> Instructions for the task: Exactly repeat the material, dropping every picture from the copy.

···

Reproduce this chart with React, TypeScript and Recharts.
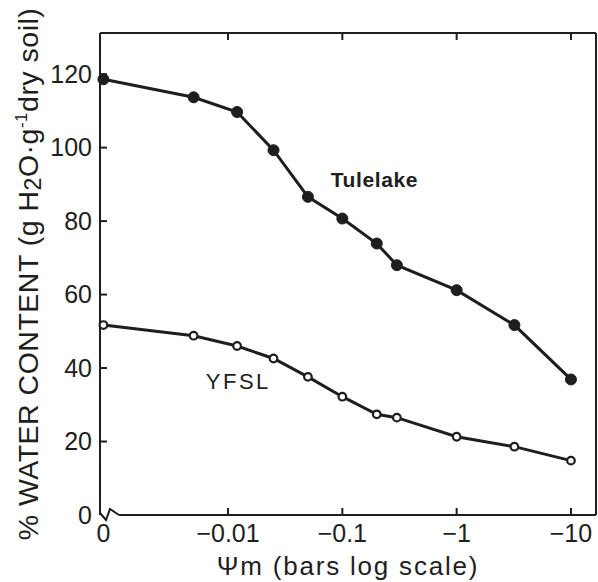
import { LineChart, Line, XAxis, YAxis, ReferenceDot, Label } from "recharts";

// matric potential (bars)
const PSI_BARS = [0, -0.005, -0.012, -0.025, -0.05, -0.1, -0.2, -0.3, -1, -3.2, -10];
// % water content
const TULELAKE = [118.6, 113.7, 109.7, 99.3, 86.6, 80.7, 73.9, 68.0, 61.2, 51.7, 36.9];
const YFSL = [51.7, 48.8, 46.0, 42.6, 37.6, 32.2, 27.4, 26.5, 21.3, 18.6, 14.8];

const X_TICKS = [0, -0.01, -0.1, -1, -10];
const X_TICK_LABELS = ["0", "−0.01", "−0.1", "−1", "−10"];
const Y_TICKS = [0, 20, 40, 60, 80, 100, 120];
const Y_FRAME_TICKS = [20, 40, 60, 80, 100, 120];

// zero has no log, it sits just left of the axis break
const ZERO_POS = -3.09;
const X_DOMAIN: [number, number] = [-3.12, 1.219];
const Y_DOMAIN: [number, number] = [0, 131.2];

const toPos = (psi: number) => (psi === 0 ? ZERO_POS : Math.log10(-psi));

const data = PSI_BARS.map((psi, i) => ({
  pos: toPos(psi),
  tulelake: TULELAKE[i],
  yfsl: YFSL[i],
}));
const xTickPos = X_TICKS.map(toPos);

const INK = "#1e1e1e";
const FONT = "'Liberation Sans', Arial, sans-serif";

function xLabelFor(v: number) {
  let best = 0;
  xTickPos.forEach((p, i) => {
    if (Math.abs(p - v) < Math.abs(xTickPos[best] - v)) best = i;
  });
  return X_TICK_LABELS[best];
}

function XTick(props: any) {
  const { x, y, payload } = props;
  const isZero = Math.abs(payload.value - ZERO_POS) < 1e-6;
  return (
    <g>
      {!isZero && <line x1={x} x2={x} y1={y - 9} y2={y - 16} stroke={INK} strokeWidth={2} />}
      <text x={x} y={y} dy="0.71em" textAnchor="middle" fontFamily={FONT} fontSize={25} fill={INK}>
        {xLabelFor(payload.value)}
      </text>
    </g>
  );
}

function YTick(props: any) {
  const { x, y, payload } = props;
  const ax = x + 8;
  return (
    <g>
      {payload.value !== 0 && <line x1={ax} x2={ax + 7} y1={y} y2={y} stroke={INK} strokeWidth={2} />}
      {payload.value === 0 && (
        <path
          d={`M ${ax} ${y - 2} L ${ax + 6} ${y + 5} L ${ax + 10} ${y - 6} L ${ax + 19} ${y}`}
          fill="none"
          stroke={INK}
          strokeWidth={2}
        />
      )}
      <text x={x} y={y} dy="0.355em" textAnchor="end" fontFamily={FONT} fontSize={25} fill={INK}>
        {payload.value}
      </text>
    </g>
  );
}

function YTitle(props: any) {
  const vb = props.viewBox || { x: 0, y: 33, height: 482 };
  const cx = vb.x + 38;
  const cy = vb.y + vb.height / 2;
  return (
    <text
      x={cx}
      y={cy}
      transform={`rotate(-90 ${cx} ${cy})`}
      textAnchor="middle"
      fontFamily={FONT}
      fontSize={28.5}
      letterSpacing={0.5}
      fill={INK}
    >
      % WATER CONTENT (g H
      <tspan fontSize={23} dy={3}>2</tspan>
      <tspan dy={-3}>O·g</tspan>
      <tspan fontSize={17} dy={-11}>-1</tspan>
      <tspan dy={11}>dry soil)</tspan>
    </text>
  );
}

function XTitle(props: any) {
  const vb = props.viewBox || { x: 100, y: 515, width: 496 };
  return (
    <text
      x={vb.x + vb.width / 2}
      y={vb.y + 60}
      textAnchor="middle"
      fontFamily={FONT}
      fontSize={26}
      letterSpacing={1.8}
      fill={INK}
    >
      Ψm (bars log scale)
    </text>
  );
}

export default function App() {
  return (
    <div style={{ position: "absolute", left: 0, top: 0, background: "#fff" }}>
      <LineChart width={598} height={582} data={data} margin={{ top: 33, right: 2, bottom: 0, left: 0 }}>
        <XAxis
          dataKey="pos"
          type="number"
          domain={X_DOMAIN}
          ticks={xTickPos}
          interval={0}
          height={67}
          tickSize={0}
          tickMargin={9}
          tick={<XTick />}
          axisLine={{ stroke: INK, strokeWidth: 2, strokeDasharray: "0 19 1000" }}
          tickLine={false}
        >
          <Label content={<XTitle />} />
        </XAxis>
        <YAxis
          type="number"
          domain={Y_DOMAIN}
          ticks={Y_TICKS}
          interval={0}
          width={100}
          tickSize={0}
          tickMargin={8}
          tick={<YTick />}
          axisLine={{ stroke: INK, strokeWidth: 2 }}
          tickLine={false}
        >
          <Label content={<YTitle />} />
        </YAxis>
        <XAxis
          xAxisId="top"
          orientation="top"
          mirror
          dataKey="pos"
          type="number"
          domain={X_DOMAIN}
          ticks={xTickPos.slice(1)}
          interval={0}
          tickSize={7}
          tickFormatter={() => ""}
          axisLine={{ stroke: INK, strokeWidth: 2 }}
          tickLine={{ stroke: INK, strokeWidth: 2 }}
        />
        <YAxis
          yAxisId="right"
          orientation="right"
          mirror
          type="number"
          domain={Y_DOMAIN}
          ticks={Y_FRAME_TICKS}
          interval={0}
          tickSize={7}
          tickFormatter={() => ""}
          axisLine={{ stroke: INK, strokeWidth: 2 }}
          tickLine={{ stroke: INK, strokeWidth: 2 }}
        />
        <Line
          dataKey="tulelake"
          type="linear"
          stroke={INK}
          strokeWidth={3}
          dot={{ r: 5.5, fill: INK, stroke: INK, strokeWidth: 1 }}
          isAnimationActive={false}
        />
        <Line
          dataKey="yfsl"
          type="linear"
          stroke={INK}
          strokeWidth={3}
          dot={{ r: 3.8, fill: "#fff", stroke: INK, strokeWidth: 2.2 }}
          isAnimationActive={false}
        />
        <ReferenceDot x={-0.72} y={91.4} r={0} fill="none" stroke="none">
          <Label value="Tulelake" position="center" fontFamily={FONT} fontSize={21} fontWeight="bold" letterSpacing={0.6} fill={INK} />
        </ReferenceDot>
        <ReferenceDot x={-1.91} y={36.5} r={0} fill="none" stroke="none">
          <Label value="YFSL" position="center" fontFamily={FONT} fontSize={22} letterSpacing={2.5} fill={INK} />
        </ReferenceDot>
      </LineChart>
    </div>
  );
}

···

> Worked solution:
Reproduce this chart with React, TypeScript and Recharts.
import { LineChart, Line, XAxis, YAxis, ReferenceDot, Label } from "recharts";

// matric potential (bars)
const PSI_BARS = [0, -0.005, -0.012, -0.025, -0.05, -0.1, -0.2, -0.3, -1, -3.2, -10];
// % water content
const TULELAKE = [118.6, 113.7, 109.7, 99.3, 86.6, 80.7, 73.9, 68.0, 61.2, 51.7, 36.9];
const YFSL = [51.7, 48.8, 46.0, 42.6, 37.6, 32.2, 27.4, 26.5, 21.3, 18.6, 14.8];

const X_TICKS = [0, -0.01, -0.1, -1, -10];
const X_TICK_LABELS = ["0", "−0.01", "−0.1", "−1", "−10"];
const Y_TICKS = [0, 20, 40, 60, 80, 100, 120];
const Y_FRAME_TICKS = [20, 40, 60, 80, 100, 120];

// zero has no log, it sits just left of the axis break
const ZERO_POS = -3.09;
const X_DOMAIN: [number, number] = [-3.12, 1.219];
const Y_DOMAIN: [number, number] = [0, 131.2];

const toPos = (psi: number) => (psi === 0 ? ZERO_POS : Math.log10(-psi));

const data = PSI_BARS.map((psi, i) => ({
  pos: toPos(psi),
  tulelake: TULELAKE[i],
  yfsl: YFSL[i],
}));
const xTickPos = X_TICKS.map(toPos);

const INK = "#1e1e1e";
const FONT = "'Liberation Sans', Arial, sans-serif";

function xLabelFor(v: number) {
  let best = 0;
  xTickPos.forEach((p, i) => {
    if (Math.abs(p - v) < Math.abs(xTickPos[best] - v)) best = i;
  });
  return X_TICK_LABELS[best];
}

function XTick(props: any) {
  const { x, y, payload } = props;
  const isZero = Math.abs(payload.value - ZERO_POS) < 1e-6;
  return (
    <g>
      {!isZero && <line x1={x} x2={x} y1={y - 9} y2={y - 16} stroke={INK} strokeWidth={2} />}
      <text x={x} y={y} dy="0.71em" textAnchor="middle" fontFamily={FONT} fontSize={25} fill={INK}>
        {xLabelFor(payload.value)}
      </text>
    </g>
  );
}

function YTick(props: any) {
  const { x, y, payload } = props;
  const ax = x + 8;
  return (
    <g>
      {payload.value !== 0 && <line x1={ax} x2={ax + 7} y1={y} y2={y} stroke={INK} strokeWidth={2} />}
      {payload.value === 0 && (
        <path
          d={`M ${ax} ${y - 2} L ${ax + 6} ${y + 5} L ${ax + 10} ${y - 6} L ${ax + 19} ${y}`}
          fill="none"
          stroke={INK}
          strokeWidth={2}
        />
      )}
      <text x={x} y={y} dy="0.355em" textAnchor="end" fontFamily={FONT} fontSize={25} fill={INK}>
        {payload.value}
      </text>
    </g>
  );
}

function YTitle(props: any) {
  const vb = props.viewBox || { x: 0, y: 33, height: 482 };
  const cx = vb.x + 38;
  const cy = vb.y + vb.height / 2;
  return (
    <text
      x={cx}
      y={cy}
      transform={`rotate(-90 ${cx} ${cy})`}
      textAnchor="middle"
      fontFamily={FONT}
      fontSize={28.5}
      letterSpacing={0.5}
      fill={INK}
    >
      % WATER CONTENT (g H
      <tspan fontSize={23} dy={3}>2</tspan>
      <tspan dy={-3}>O·g</tspan>
      <tspan fontSize={17} dy={-11}>-1</tspan>
      <tspan dy={11}>dry soil)</tspan>
    </text>
  );
}

function XTitle(props: any) {
  const vb = props.viewBox || { x: 100, y: 515, width: 496 };
  return (
    <text
      x={vb.x + vb.width / 2}
      y={vb.y + 60}
      textAnchor="middle"
      fontFamily={FONT}
      fontSize={26}
      letterSpacing={1.8}
      fill={INK}
    >
      Ψm (bars log scale)
    </text>
  );
}

export default function App() {
  return (
    <div style={{ position: "absolute", left: 0, top: 0, background: "#fff" }}>
      <LineChart width={598} height={582} data={data} margin={{ top: 33, right: 2, bottom: 0, left: 0 }}>
        <XAxis
          dataKey="pos"
          type="number"
          domain={X_DOMAIN}
          ticks={xTickPos}
          interval={0}
          height={67}
          tickSize={0}
          tickMargin={9}
          tick={<XTick />}
          axisLine={{ stroke: INK, strokeWidth: 2, strokeDasharray: "0 19 1000" }}
          tickLine={false}
        >
          <Label content={<XTitle />} />
        </XAxis>
        <YAxis
          type="number"
          domain={Y_DOMAIN}
          ticks={Y_TICKS}
          interval={0}
          width={100}
          tickSize={0}
          tickMargin={8}
          tick={<YTick />}
          axisLine={{ stroke: INK, strokeWidth: 2 }}
          tickLine={false}
        >
          <Label content={<YTitle />} />
        </YAxis>
        <XAxis
          xAxisId="top"
          orientation="top"
          mirror
          dataKey="pos"
          type="number"
          domain={X_DOMAIN}
          ticks={xTickPos.slice(1)}
          interval={0}
          tickSize={7}
          tickFormatter={() => ""}
          axisLine={{ stroke: INK, strokeWidth: 2 }}
          tickLine={{ stroke: INK, strokeWidth: 2 }}
        />
        <YAxis
          yAxisId="right"
          orientation="right"
          mirror
          type="number"
          domain={Y_DOMAIN}
          ticks={Y_FRAME_TICKS}
          interval={0}
          tickSize={7}
          tickFormatter={() => ""}
          axisLine={{ stroke: INK, strokeWidth: 2 }}
          tickLine={{ stroke: INK, strokeWidth: 2 }}
        />
        <Line
          dataKey="tulelake"
          type="linear"
          stroke={INK}
          strokeWidth={3}
          dot={{ r: 5.5, fill: INK, stroke: INK, strokeWidth: 1 }}
          isAnimationActive={false}
        />
        <Line
          dataKey="yfsl"
          type="linear"
          stroke={INK}
          strokeWidth={3}
          dot={{ r: 3.8, fill: "#fff", stroke: INK, strokeWidth: 2.2 }}
          isAnimationActive={false}
        />
        <ReferenceDot x={-0.72} y={91.4} r={0} fill="none" stroke="none">
          <Label value="Tulelake" position="center" fontFamily={FONT} fontSize={21} fontWeight="bold" letterSpacing={0.6} fill={INK} />
        </ReferenceDot>
        <ReferenceDot x={-1.91} y={36.5} r={0} fill="none" stroke="none">
          <Label value="YFSL" position="center" fontFamily={FONT} fontSize={22} letterSpacing={2.5} fill={INK} />
        </ReferenceDot>
      </LineChart>
    </div>
  );
}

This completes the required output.